May 9, 2011 at 2:55 pm

The rising demand for biofuel has led the WRG (Waste Recycling Group) to come up with a novel way to produce its own. The group has just announced that it will be planting biofuel crops on land that was formerly being used as landfill sites.

Biofuel is being suggested as one of the solutions to global warming because it is carbon neutral – the carbon it uses to grow is then used up in the fuel, so no extra carbon gets released into the atmosphere.

The WRG has now begun to plant the biofuel crops on a total of 14 landfill sites across England, and it will harvest these once a year and sell them to Drax Power Station in Selby where they will be converted into biomass fuel.

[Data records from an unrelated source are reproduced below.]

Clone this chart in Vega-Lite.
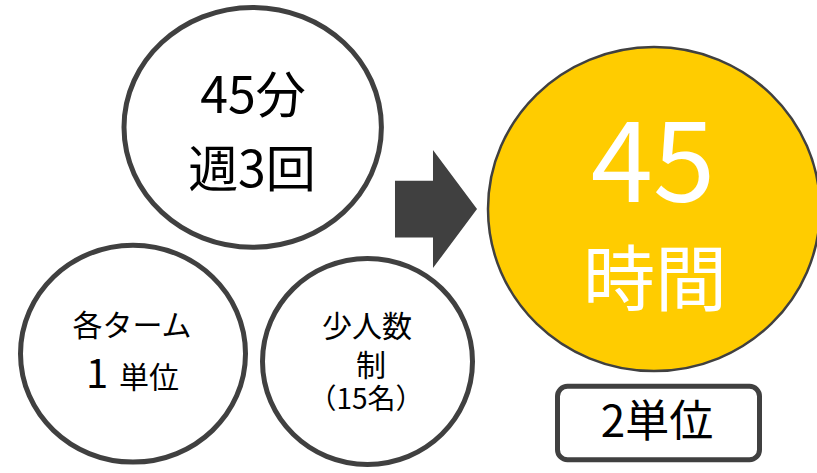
{
  "$schema": "https://vega.github.io/schema/vega-lite/v6.json",
  "width": 817,
  "height": 473,
  "autosize": {"type": "fit", "contains": "padding"},
  "padding": 0,
  "background": "white",
  "config": {"view": {"stroke": null}},
  "encoding": {
    "x": {"field": "x", "type": "quantitative", "scale": {"domain": [0, 817], "nice": false, "zero": false}, "axis": null},
    "y": {"field": "y", "type": "quantitative", "scale": {"domain": [0, 473], "nice": false, "zero": false, "reverse": true}, "axis": null}
  },
  "layer": [
    {
      "data": {"values": [{"item": "45分 週3回", "x": 252.7, "y": 127.3}]},
      "mark": {"type": "point", "filled": true, "fill": "white", "stroke": "#404040", "strokeWidth": 5, "opacity": 1, "size": 66254, "shape": "M-1,0A1,0.932,0,1,1,1,0A1,0.932,0,1,1,-1,0Z"}
    },
    {
      "data": {"values": [{"item": "各ターム 1単位", "x": 133, "y": 359}]},
      "mark": {"type": "point", "filled": true, "fill": "white", "stroke": "#404040", "strokeWidth": 5, "opacity": 1, "size": 50625, "shape": "M-1,0A1,0.964,0,1,1,1,0A1,0.964,0,1,1,-1,0Z"}
    },
    {
      "data": {"values": [{"item": "少人数制", "x": 367.5, "y": 367}]},
      "mark": {"type": "point", "filled": true, "fill": "white", "stroke": "#404040", "strokeWidth": 5, "opacity": 1, "size": 44100, "shape": "M-1,0A1,0.981,0,1,1,1,0A1,0.981,0,1,1,-1,0Z"}
    },
    {
      "data": {"values": [{"item": "矢印", "x": 436, "y": 211}]},
      "mark": {"type": "point", "filled": true, "fill": "#404040", "strokeWidth": 0, "opacity": 1, "size": 13924, "shape": "M-0.695,-0.48L-0.051,-0.48L-0.051,-1L0.695,0L-0.051,1L-0.051,0.48L-0.695,0.48Z"}
    },
    {
      "data": {"values": [{"item": "45時間", "x": 654, "y": 211}]},
      "mark": {"type": "point", "filled": true, "fill": "#FFCC00", "stroke": "#404040", "strokeWidth": 2.5, "opacity": 1, "clip": true, "size": 110224, "shape": "M-1,0A1,0.976,0,1,1,1,0A1,0.976,0,1,1,-1,0Z"}
    },
    {
      "data": {"values": [{"item": "2単位", "x": 557.5, "x2": 759.5, "y": 392.5, "y2": 467.5}]},
      "mark": {"type": "rect", "fill": "white", "stroke": "#404040", "strokeWidth": 5, "cornerRadius": 10},
      "encoding": {"x2": {"field": "x2"}, "y2": {"field": "y2"}}
    },
    {
      "data": {"values": [{"label": "45分", "x": 253, "y": 97}, {"label": "週3回", "x": 252, "y": 173}]},
      "mark": {"type": "text", "font": "Noto Sans CJK JP", "fontSize": 50, "color": "#000000", "baseline": "middle", "align": "center"},
      "encoding": {"text": {"field": "label"}}
    },
    {
      "data": {"values": [{"label": "45", "x": 653, "y": 169}]},
      "mark": {"type": "text", "font": "Noto Sans CJK JP", "fontSize": 112, "color": "#FFFFFF", "baseline": "middle", "align": "center"},
      "encoding": {"text": {"field": "label"}}
    },
    {
      "data": {"values": [{"label": "時間", "x": 655, "y": 287}]},
      "mark": {"type": "text", "font": "Noto Sans CJK JP", "fontSize": 72, "color": "#FFFFFF", "baseline": "middle", "align": "center"},
      "encoding": {"text": {"field": "label"}}
    },
    {
      "data": {"values": [{"label": "各ターム", "x": 132, "y": 332}, {"label": "単位", "x": 149, "y": 385}, {"label": "少人数", "x": 367, "y": 333}, {"label": "制", "x": 371, "y": 373}]},
      "mark": {"type": "text", "font": "Noto Sans CJK JP", "fontSize": 30, "color": "#000000", "baseline": "middle", "align": "center"},
      "encoding": {"text": {"field": "label"}}
    },
    {
      "data": {"values": [{"label": "1", "x": 97, "y": 382}]},
      "mark": {"type": "text", "font": "Noto Sans CJK JP", "fontSize": 40, "color": "#000000", "baseline": "middle", "align": "center"},
      "encoding": {"text": {"field": "label"}}
    },
    {
      "data": {"values": [{"label": "（15名）", "x": 366, "y": 407}]},
      "mark": {"type": "text", "font": "Noto Sans CJK JP", "fontSize": 28, "color": "#000000", "baseline": "middle", "align": "center"},
      "encoding": {"text": {"field": "label"}}
    },
    {
      "data": {"values": [{"label": "2単位", "x": 657, "y": 431}]},
      "mark": {"type": "text", "font": "Noto Sans CJK JP", "fontSize": 44, "color": "#000000", "baseline": "middle", "align": "center"},
      "encoding": {"text": {"field": "label"}}
    }
  ]
}
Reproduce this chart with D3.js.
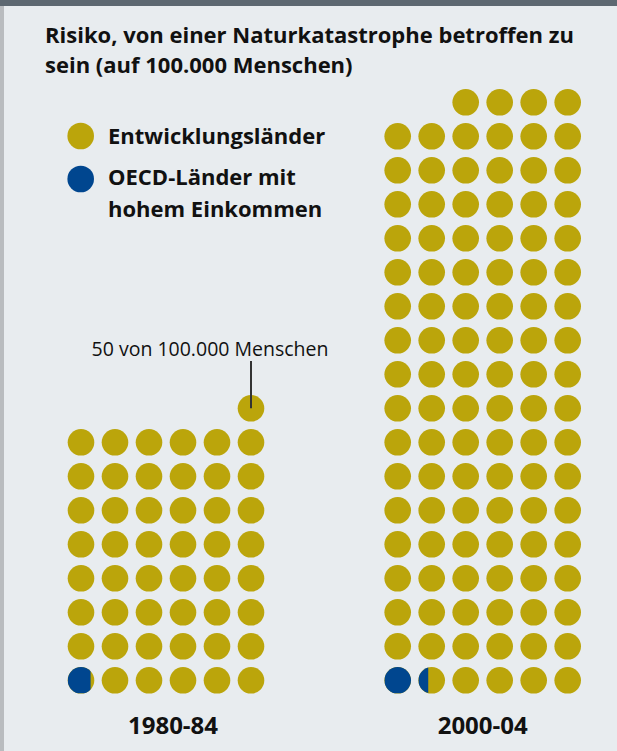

The group carried out a test project on three hectares of land at Breighton landfill site which is located in Yorkshire. The success of this test project has led it to expand the project to 100 hectares on numerous sites.

It will be growing a combination of SRC (short rotation coppice) and miscanthus grass on the old landfill sites. It will take three years before they can first be harvested, but after that the crops will produce eight to 12 tonnes per hectare each year.

Miscanthus grass is a high-yielding crop which grows very quickly even in bad quality soil. Once planted it keeps on returning each year for up to 30 years, making it ideal for growing on the old landfill sites. Funding for the project is coming from Natural England.

The senior restoration and energy crop manager at WRT, Mark Pailing, called the project an “exciting development”.